10 Kay Symons on learning to say 'I am good at...' on the Positive Personal Power training course

Transcript:

One of them was called ‘Positive Personal Power’, and was run by a psychiatrist called Myrtle Berman.  And it was a lot of the soft side of management but also of personal management, so there was a bit of stuff about dealing with anger, for instance, I remember.

And the other thing I really remember from those workshops was I think, right near the beginning, she talked quite a lot about how difficult women found it to say what they were good at, and that this whole thing about waiting for other people to recognise what you were good at and give you promotion and so on was what was holding a lot of women back.

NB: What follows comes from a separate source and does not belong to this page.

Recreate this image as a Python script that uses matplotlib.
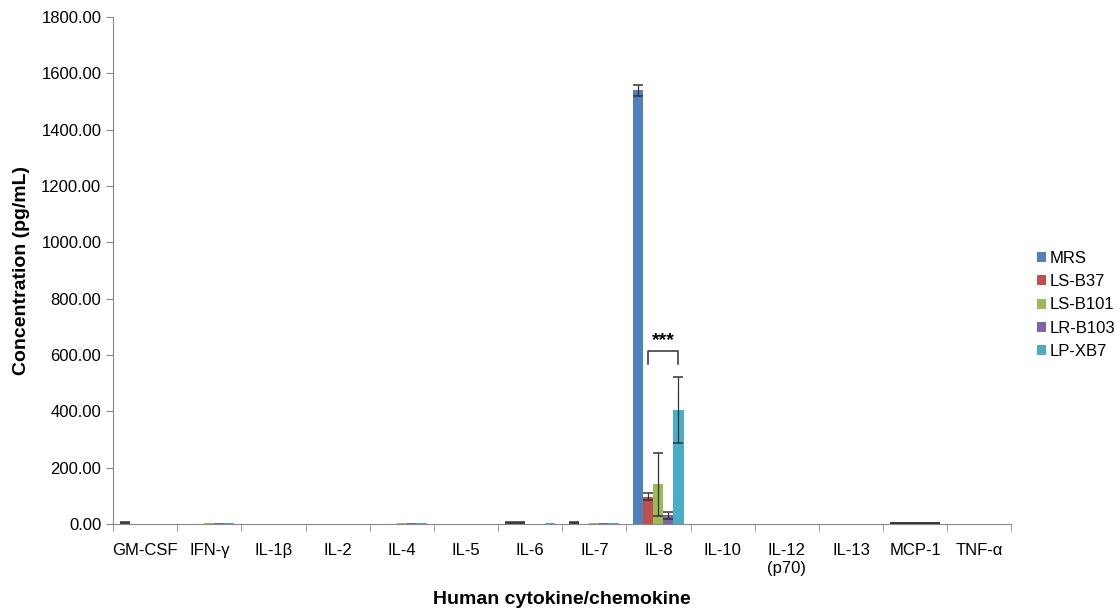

And each of us had to stand up – I think it was only for a minute, but for a whole minute we had to say ‘I am good at…’ without saying ‘People say I am good at …’ or ‘I think I’m good at…’.  Just had to do it, and it was really, really hard.  And all of us found it hard.  And I think it was great in a way to see other women who I thought were absolutely terrific in the same group standing up and struggling every bit as much as I was with just saying what was good.

And actually one of the hard things was not just saying it, it was also working out what it was.  You know that, I think we’d been so well trained by our upbringing not to brag, not to boast, not to get above ourselves, that we didn’t actually know what we were good at, apart from what people told us.  And then we had to say it: ‘I am good at this’, and well, people say that, but it is true?  And/or nobody has ever said I’m good at this but maybe I am.

And she said, just try it you know, every morning in the shower, 30 seconds, ‘I am good at…’ and see how you feel after a month of doing that.  I thought that was really good advice.

So that was quite a life-changing course, that one, for a lot of us I think in terms of giving us permission to be strong, to express ourselves, and also some maybe practical techniques for how not to come over as strident and bossy and negative and, you know, all those other things that women often get accused of.